16Mr. Higginson also completed an equity study to determine whether or not, with reference to the assessments of similar properties in the vicinity, the assessments derived for 2013 and 2014 should be reduced to make it equitable. He compared the sales of 75 residential properties in the vicinity with their January 1, 2012 assessed values to arrive at an Assessment to Sale Ratio (“ASR”) for each. These 75 sales range in date from January 2009 to December 2012. Mr. Higginson’s comparisons used the TAS value of each to equate the sale values to the 2012 valuation date. He testified that according to the International Association of Assessing Officers (“IAAO”), the resultant median ASR of the selected properties should fall within a range of 0.90 and 1.10 to indicate that equity of assessment is being achieved by this method. In addition, he stated that MPAC’s standards for residential properties is more stringent in this regard, indicating a range of 0.95 and 1.05. Mr. Higginson concluded that the median ASR of the 75 properties in 0.97, falling within the range of both MPAC and the IAAO that demonstrates that equity of assessment of residential properties in the vicinity is being achieved.
Appellant’s Evidence
17John Rajala represents Susanna Krista Rajala, the Appellant and Assessed Person in these appeals. Mr. Rajala believes that the comparable properties used in MPAC’s valuation report are, at least in part, unreliable for the purpose of determining the current value of the subject property. He points specifically to Sales D and E which he considers to be too far away geographically from the subject property to provide a meaningful comparison. He indicated that both of these properties lie within dramatically different neighborhoods than that of the subject property. According to Mr. Rajala, Sale D in an upscale neighborhood referred to as River Terrace, where a similar lot to the subject property would cost between $70,000 and $80,000 whereas the purchase price of the subject lot was $29,000. He suggests that even with all other things being equal, difference in land cost in the two neighborhoods would make an improved property in Rover Terrace $41,000 to $51,000 more valuable. When this difference is applied Mr. Rajala submits that the TAS value of Sale D ought to be reduced to $382,000 for direct comparison to the subject property, indicating the disparity in the two properties and the lack of comparability.

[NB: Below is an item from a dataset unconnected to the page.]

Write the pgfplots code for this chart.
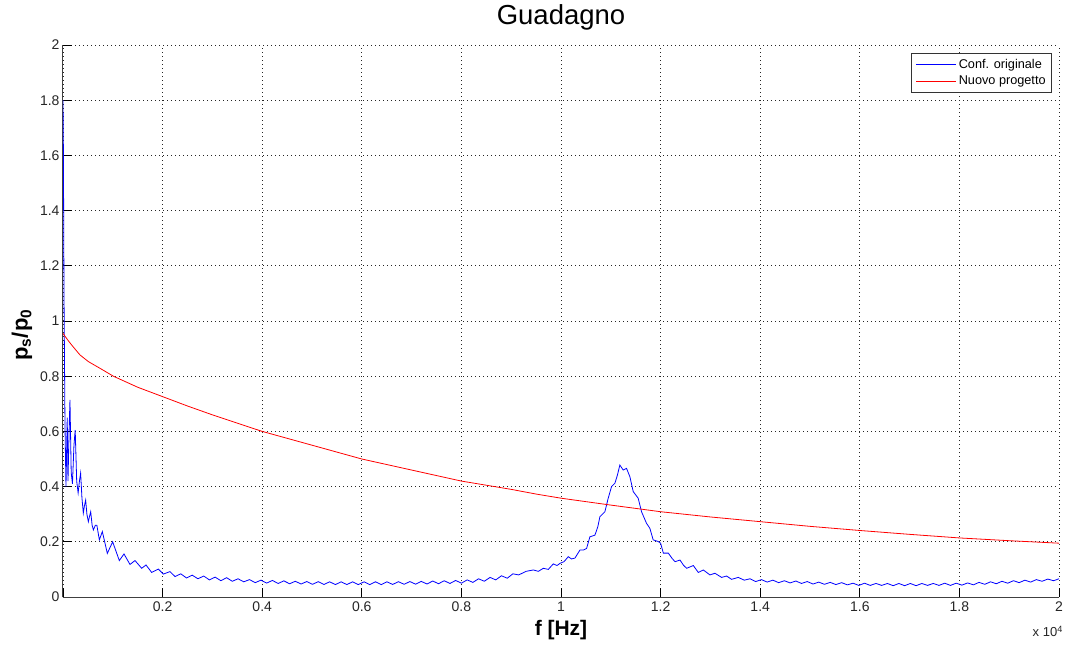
\documentclass[border=0pt]{standalone}
\usepackage{pgfplots}
\pgfplotsset{compat=1.18}
\usepackage{fontspec}
\setmainfont{Liberation Sans}

\begin{document}
\begin{tikzpicture}
    \useasboundingbox (-63pt,-48pt) rectangle (1004pt,597pt);
    \begin{axis}[
        width=996pt, height=552pt,
        scale only axis,
        xmin=0, xmax=20000,
        ymin=0, ymax=2,
        axis x line=bottom,
        axis y line=left,
        axis line style={-, black!75, line width=1pt},
        tick align=inside,
        major tick length=9pt,
        tick style={black, line width=0.8pt},
        xtick={0,2000,4000,6000,8000,10000,12000,14000,16000,18000,20000},
        xticklabels={,0.2,0.4,0.6,0.8,1,1.2,1.4,1.6,1.8,2},
        ytick={0,0.2,0.4,0.6,0.8,1,1.2,1.4,1.6,1.8,2},
        yticklabels={0,0.2,0.4,0.6,0.8,1,1.2,1.4,1.6,1.8,2},
        scaled x ticks=false,
        ticklabel style={font=\fontsize{14}{16}\selectfont, black!85},
        /pgf/number format/assume math mode=true,
        xticklabel style={yshift=-1pt},
        grid=major,
        major grid style={black!85, line width=0.7pt, dash pattern=on 1pt off 3pt},
        title={Guadagno},
        title style={font=\fontsize{27.5}{29}\selectfont, at={(axis description cs:0.5,1)}, anchor=center, yshift=22pt},
        xlabel={\textbf{f [Hz]}},
        xlabel style={font=\fontsize{21}{23}\selectfont, at={(axis description cs:0.5,0)}, anchor=center, yshift=-33pt},
        legend style={at={(rel axis cs:0.993,0.9855)}, anchor=north east, draw=black!80, line width=0.8pt, fill=white,
            font=\fontsize{12.7}{15}\selectfont, inner xsep=4pt, inner ysep=4pt, row sep=2pt},
        legend cell align=left,
        legend image code/.code={\draw[#1, line width=1pt] (0pt,0pt) -- (40pt,0pt);},
        clip=true,
    ]
    % configurazione originale
    \addplot[blue, line width=0.8pt] coordinates {
        (0,1.80) (8,1.62) (20,1.10) (40,0.62) (60,0.40) (85,0.65) (100,0.42) (125,0.62)
        (140,0.714) (165,0.45) (190,0.41) (220,0.55) (245,0.605) (275,0.42) (304,0.377)
        (330,0.42) (354,0.449) (380,0.36) (408,0.304) (430,0.33) (455,0.351) (480,0.30)
        (509,0.273) (530,0.29) (556,0.309) (585,0.26) (610,0.243) (650,0.26) (680,0.26)
        (730,0.207) (790,0.237) (890,0.158) (997,0.200) (1131,0.132) (1225,0.156)
        (1345,0.118) (1446,0.132) (1580,0.104) (1667,0.116) (1781,0.089) (1914,0.101)
        (2014,0.083) (2148,0.092)
        (2250,0.074) (2365,0.084) (2480,0.069) (2595,0.079) (2710,0.066) (2825,0.076)
        (2940,0.062) (3055,0.072) (3170,0.059) (3285,0.070) (3400,0.057) (3515,0.066)
        (3630,0.055) (3745,0.063) (3860,0.052) (3975,0.061) (4090,0.0505) (4205,0.060)
        (4320,0.049) (4435,0.0585) (4550,0.048) (4665,0.057) (4780,0.047) (4895,0.056)
        (5010,0.046) (5125,0.0555) (5240,0.0455) (5355,0.055) (5470,0.045) (5585,0.055)
        (5700,0.045) (5815,0.055) (5930,0.045) (6045,0.055) (6160,0.045) (6275,0.055)
        (6390,0.045) (6505,0.055) (6620,0.0455) (6735,0.0555) (6850,0.046) (6965,0.056)
        (7080,0.0465) (7195,0.0565) (7310,0.047) (7425,0.058) (7540,0.048) (7655,0.059)
        (7770,0.049) (7885,0.060) (8000,0.050) (8115,0.062) (8230,0.053) (8345,0.066)
        (8460,0.057) (8575,0.071) (8690,0.062) (8805,0.077) (8920,0.068) (9035,0.084)
        (9150,0.080) (9300,0.093) (9445,0.098) (9545,0.093) (9645,0.104) (9745,0.100)
        (9845,0.120) (9920,0.114) (9980,0.122) (10060,0.128) (10146,0.146) (10210,0.138)
        (10280,0.141) (10380,0.170) (10450,0.170) (10514,0.176) (10580,0.218) (10681,0.224)
        (10740,0.255) (10781,0.291) (10881,0.309) (10948,0.358) (11015,0.400) (11082,0.412)
        (11130,0.440) (11182,0.478) (11249,0.460) (11316,0.466) (11383,0.436) (11450,0.382)
        (11550,0.358) (11617,0.309) (11717,0.267) (11784,0.249) (11851,0.207) (11951,0.201)
        (12000,0.195) (12055,0.159) (12155,0.159) (12230,0.140) (12289,0.128) (12389,0.134)
        (12460,0.115) (12523,0.104) (12657,0.114) (12757,0.089) (12857,0.098) (12991,0.080)
        (13091,0.086) (13225,0.071) (13325,0.076) (13425,0.064) (13559,0.071) (13680,0.061)
        (13795,0.066) (13910,0.056) (14025,0.063) (14140,0.054) (14255,0.061) (14370,0.052)
        (14485,0.059) (14600,0.051) (14715,0.058) (14830,0.049) (14945,0.056) (15060,0.047)
        (15175,0.054) (15290,0.046) (15405,0.053) (15520,0.045) (15635,0.052) (15750,0.044)
        (15865,0.050) (15980,0.042) (16095,0.050) (16210,0.042) (16325,0.049) (16440,0.042)
        (16555,0.049) (16670,0.041) (16785,0.049) (16900,0.041) (17015,0.049) (17130,0.041)
        (17245,0.049) (17360,0.042) (17475,0.049) (17590,0.042) (17705,0.050) (17820,0.042)
        (17935,0.050) (18050,0.043) (18165,0.051) (18280,0.044) (18395,0.053) (18510,0.046)
        (18625,0.055) (18740,0.048) (18855,0.057) (18970,0.050) (19085,0.059) (19200,0.052)
        (19315,0.061) (19430,0.054) (19545,0.063) (19660,0.057) (19775,0.065) (19890,0.059)
        (20000,0.066)
    };
    \addlegendentry{Conf. originale}
    % nuovo progetto
    \addplot[red, line width=0.8pt] coordinates {
        (0,0.955) (100,0.930) (174,0.913) (341,0.877) (509,0.853) (777,0.825) (1011,0.800)
        (1500,0.760) (2000,0.726) (2500,0.692) (3000,0.660) (3500,0.630) (4000,0.600)
        (4500,0.575) (5000,0.550) (5500,0.525) (6000,0.500) (6500,0.480) (7000,0.460)
        (7500,0.440) (8000,0.420) (8500,0.405) (9000,0.390) (9500,0.373) (10000,0.358)
        (11000,0.333) (12000,0.309) (13000,0.290) (14000,0.273) (15000,0.256) (16000,0.241)
        (17000,0.227) (18000,0.214) (19000,0.204) (20000,0.195)
    };
    \addlegendentry{Nuovo progetto}
    \end{axis}
    % etichetta asse y e fattore di scala
    \node[rotate=90, font=\fontsize{22}{24}\selectfont, inner sep=0pt] at (-41pt,262pt)
        {\textbf{p\textsubscript{s}/p\textsubscript{0}}};
    \node[anchor=north east, font=\fontsize{13}{15}\selectfont, black!85, inner sep=0pt]
        at (1000pt,-29pt) {x 10\textsuperscript{4}};
\end{tikzpicture}
\end{document}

18Mr. Rajala further submits that Sale E lies within the Mount Forest neighbourhood where development is considered to be rural residential in nature. According to Mr. Rajala this is demonstrated by the much larger lot area for Sale E which needs to be considered. He did not suggest a specific adjustment amount for land area when comparing the subject property to Sale E.
19In addition to his concerns with respect to the comparable properties used by MPAC, Mr. Rajala believes that sufficient adjustment in value on the subject property was not made owing to:
- The subject property’s proximity to a commercial area although MPAC contends that an adjustment was made;
- The subject property’s proximity to an active railway; and
- The subject property’s location in the ‘West Fort’ neighborhood which is subject to aircraft noise as this area of the City lies along a flight path for aircraft arriving at and departing from the Thunder Bay Airport.
20While he does not apply specific values to the adjustments for these conditions, he believes the location of the subject property ought to be considered to have a lesser value than what was returned by MPAC.
21Given the construction completion date of the subject dwelling of August 31, 2012, the construction value should be a strong indicator of current value of the subject property according to Mr. Rajala. He acted as his own contractor in the completion of the dwelling. In his Exhibit 2, he provides an extensive and detailed summary of the costs incurred in constructing the dwelling and completing site work on the property. This summary indicates a total value of $346,193 plus harmonized sales tax (“HST”) of $29,296.53. He testified that he was able to obtain a HST rebate based on the new home construction value resulting in a total cost of $351,000 (rounded) which he believes represents the correct value of the subject property, including the value of the land purchase of $29,900. Mr. Rajala noted that some of the costs included in his summary, like built-in appliances and legal fees might not necessarily be included in a sale price of a similar property in an open market, but he included them to be sure he captured everything.
22Under cross-examination, Mr. Rajala confirmed that he acted as his own general contractor and that any savings that occurred as a result were spent on upgraded finishes and interior features. Mr. Rajala concluded that the unreliability of the comparable properties used by MPAC to determine current value and the documentary evidence of the cost of the dwelling and land which conclude within eight months of the valuation date combine to show that the current value of the subject property ought to be $351,000 for the 2013 and 2014 taxation years.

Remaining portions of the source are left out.